I mean, who hasn't had the line on a propane tank outside his house slashed by vandals? This stuff happens all the time, right? Didn't scores of members of Congress, immediately following the vote in 2002 to authorize the invasion of Iraq, find their office windows shattered by flying bricks hurled under the cover of darkness by nasty anti-war libs? Didn't they receive a steady stream of specific death threats and watch as relatives (and even their children) came under attack? Doesn't this kind of harassment and intimidation come with the territory, and hasn't it always been pushed out and legitimized by mainstream media outlets?

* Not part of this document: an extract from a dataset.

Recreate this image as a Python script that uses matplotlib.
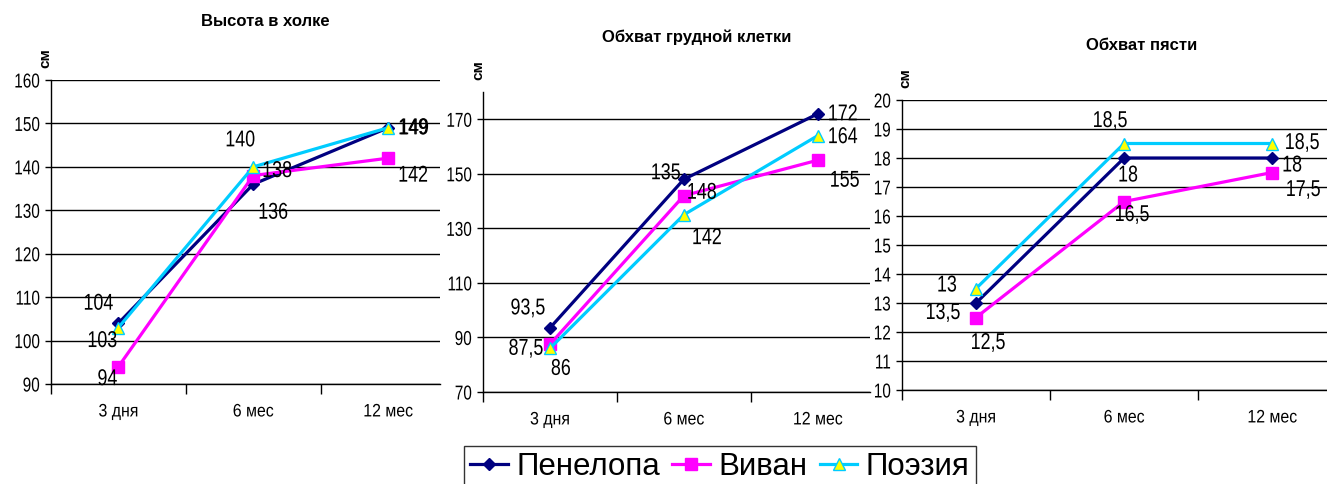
import matplotlib
matplotlib.use("Agg")
import matplotlib.pyplot as plt
from matplotlib.lines import Line2D
from matplotlib.patheffects import AbstractPathEffect
from matplotlib.transforms import Affine2D

W, H, DPI = 1327, 484, 100

plt.rcParams["font.family"] = ["Liberation Sans", "DejaVu Sans"]


class Squeeze(AbstractPathEffect):
    """Narrows glyph outlines horizontally around a chosen anchor."""

    def __init__(self, sx=0.8, anchor="center"):
        super().__init__()
        self.sx = sx
        self.anchor = anchor

    def draw_path(self, renderer, gc, tpath, affine, rgbFace=None):
        v = tpath.vertices
        cx = 0.0
        if len(v):
            x0, x1 = v[:, 0].min(), v[:, 0].max()
            cx = {"left": x0, "right": x1, "center": 0.5 * (x0 + x1)}[self.anchor]
        t = Affine2D().translate(-cx, 0).scale(self.sx, 1).translate(cx, 0) + affine
        renderer.draw_path(gc, tpath, t, rgbFace)


categories = ["3 дня", "6 мес", "12 мес"]
series_names = ["Пенелопа", "Виван", "Поэзия"]

# Высота в холке
height_penelopa = [104, 136, 149]
height_vivan = [94, 138, 142]
height_poeziya = [103, 140, 149]

# Обхват грудной клетки
chest_penelopa = [93.5, 148, 172]
chest_vivan = [87.5, 142, 155]
chest_poeziya = [86, 135, 164]

# Обхват пясти
wrist_penelopa = [13, 18, 18]
wrist_vivan = [12.5, 16.5, 17.5]
wrist_poeziya = [13.5, 18.5, 18.5]

titles = ["Высота в холке", "Обхват грудной клетки", "Обхват пясти"]

styles = [
    dict(color="#000080", marker="D", markersize=6.5, markerfacecolor="#000080",
         markeredgecolor="#000080"),
    dict(color="#FF00FF", marker="s", markersize=8, markerfacecolor="#FF00FF",
         markeredgecolor="#FF00FF"),
    dict(color="#00CCFF", marker="^", markersize=8, markerfacecolor="#FFFF00",
         markeredgecolor="#00CCFF", markeredgewidth=1),
]

fig = plt.figure(figsize=(W / DPI, H / DPI), dpi=DPI)


def px_axes(left, top, right, bottom):
    return fig.add_axes([left / W, 1 - bottom / H, (right - left) / W, (bottom - top) / H])


def fmt(v):
    return f"{v:g}".replace(".", ",")


panels = [
    dict(box=(51, 80, 440, 384), xr=2.385, ylim=(90, 160), yticks=range(90, 161, 10),
         data=[height_penelopa, height_vivan, height_poeziya],
         offsets=[[(-20, 20), (20, -28), (25, 0)],
                  [(-11, -12), (24, 5), (25, -17)],
                  [(-16, -13), (-13, 27), (26, 0)]],
         title_xy=(265, 21), unit_xy=(45, 58)),
    dict(box=(483, 92, 870, 392), xr=2.39, ylim=(70, 180), yticks=range(70, 171, 20),
         data=[chest_penelopa, chest_vivan, chest_poeziya],
         offsets=[[(-22, 20), (18, -13), (25, 0)],
                  [(-24, -4), (23, -42), (27, -20)],
                  [(11, -20), (-18, 42), (25, -1)]],
         title_xy=(697, 37), unit_xy=(478, 70)),
    dict(box=(902, 100, 1327, 390), xr=2.37, ylim=(10, 20), yticks=range(10, 21, 1),
         data=[wrist_penelopa, wrist_vivan, wrist_poeziya],
         offsets=[[(-29, 18), (4, -17), (20, -7)],
                  [(12, -25), (8, -13), (31, -17)],
                  [(-33, -24), (-14, 23), (30, 1)]],
         title_xy=(1142, 45), unit_xy=(905, 78)),
]

x = list(range(len(categories)))

for p, title in zip(panels, titles):
    ax = px_axes(*p["box"])
    ax.set_yticks(list(p["yticks"]))
    ax.set_xticks([-0.5, 0.5, 1.5, 2.5])
    ax.set_xticklabels([])
    ax.set_xticks(x, minor=True)
    ax.set_xticklabels(categories, minor=True, fontsize=13)
    ax.set_xlim(-0.5, p["xr"])
    ax.set_ylim(*p["ylim"])
    ax.grid(axis="y", color="black", linewidth=1.0, zorder=0)
    ax.set_axisbelow(True)
    for s in ("top", "right"):
        ax.spines[s].set_visible(False)
    for s in ("left", "bottom"):
        ax.spines[s].set_color("black")
        ax.spines[s].set_linewidth(1.0)
    ax.tick_params(axis="y", length=4, width=1, pad=4, labelsize=14.5)
    for lbl in ax.get_yticklabels():
        lbl.set_path_effects([Squeeze(0.76, "right")])
    ax.tick_params(axis="x", which="major", length=7, width=1)
    ax.tick_params(axis="x", which="minor", length=0, pad=14)
    for lbl in ax.get_xticklabels(minor=True):
        lbl.set_path_effects([Squeeze(0.88, "center")])

    for vals, st, offs in zip(p["data"], styles, p["offsets"]):
        ax.plot(x, vals, linewidth=2.3, zorder=3, clip_on=False, **st)
        for xi, v, (dx, dy) in zip(x, vals, offs):
            ax.annotate(fmt(v), (xi, v), xytext=(dx, dy), textcoords="offset pixels",
                        ha="center", va="center", fontsize=16.5, color="black",
                        zorder=5, annotation_clip=False,
                        path_effects=[Squeeze(0.78, "center")])

    tx, ty = p["title_xy"]
    fig.text(tx / W, 1 - ty / H, title, ha="center", va="center",
             fontsize=12, fontweight="bold")
    ux, uy = p["unit_xy"]
    fig.text(ux / W, 1 - uy / H, "см", ha="center", va="center", rotation=90,
             fontsize=11, fontweight="bold")

handles = [Line2D([0], [0], linewidth=2.3, **st) for st in styles]
leg = fig.legend(handles, series_names, loc="upper left",
                 bbox_to_anchor=(464 / W, 1 - 446 / H), ncol=3, frameon=True,
                 fancybox=False, edgecolor="black", fontsize=22.5,
                 handlelength=1.2, handletextpad=0.27, columnspacing=0.4,
                 borderpad=0.2, borderaxespad=0)
leg.get_frame().set_linewidth(1.0)

fig.savefig("out.png", dpi=DPI, facecolor="white")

Um, not in America. But that may be changing as Fox News fuels the hate and does its best to provide cover and refuge for those supporting the intimidation campaign, as Fox News and the rest of the right-wing media rationalize the wave of political violence and do their best to shift the blame onto the targets -- onto the victims -- while always avoiding responsibility. (Did anyone on the left suggest Rep. Eric Cantor (R-VA) was to blame when a YouTube nut job posted a threat against his life?)

Note how so many embraced the frightening notion that because conservatives didn't like health care reform, the violence was expected and nobody should have been surprised because Democrats, by passing the bill (i.e. desecrating the Constitution), pushed people too far. "So why are people angry?" asked Fox News' Steve Doocy last week. "Maybe because they didn't want this bill?"

Talk about the rise of tyranny and the minority-rule mob.

It's a chilling prospect, but one that seems more and more plausible: What if Fox News actually wants mob violence?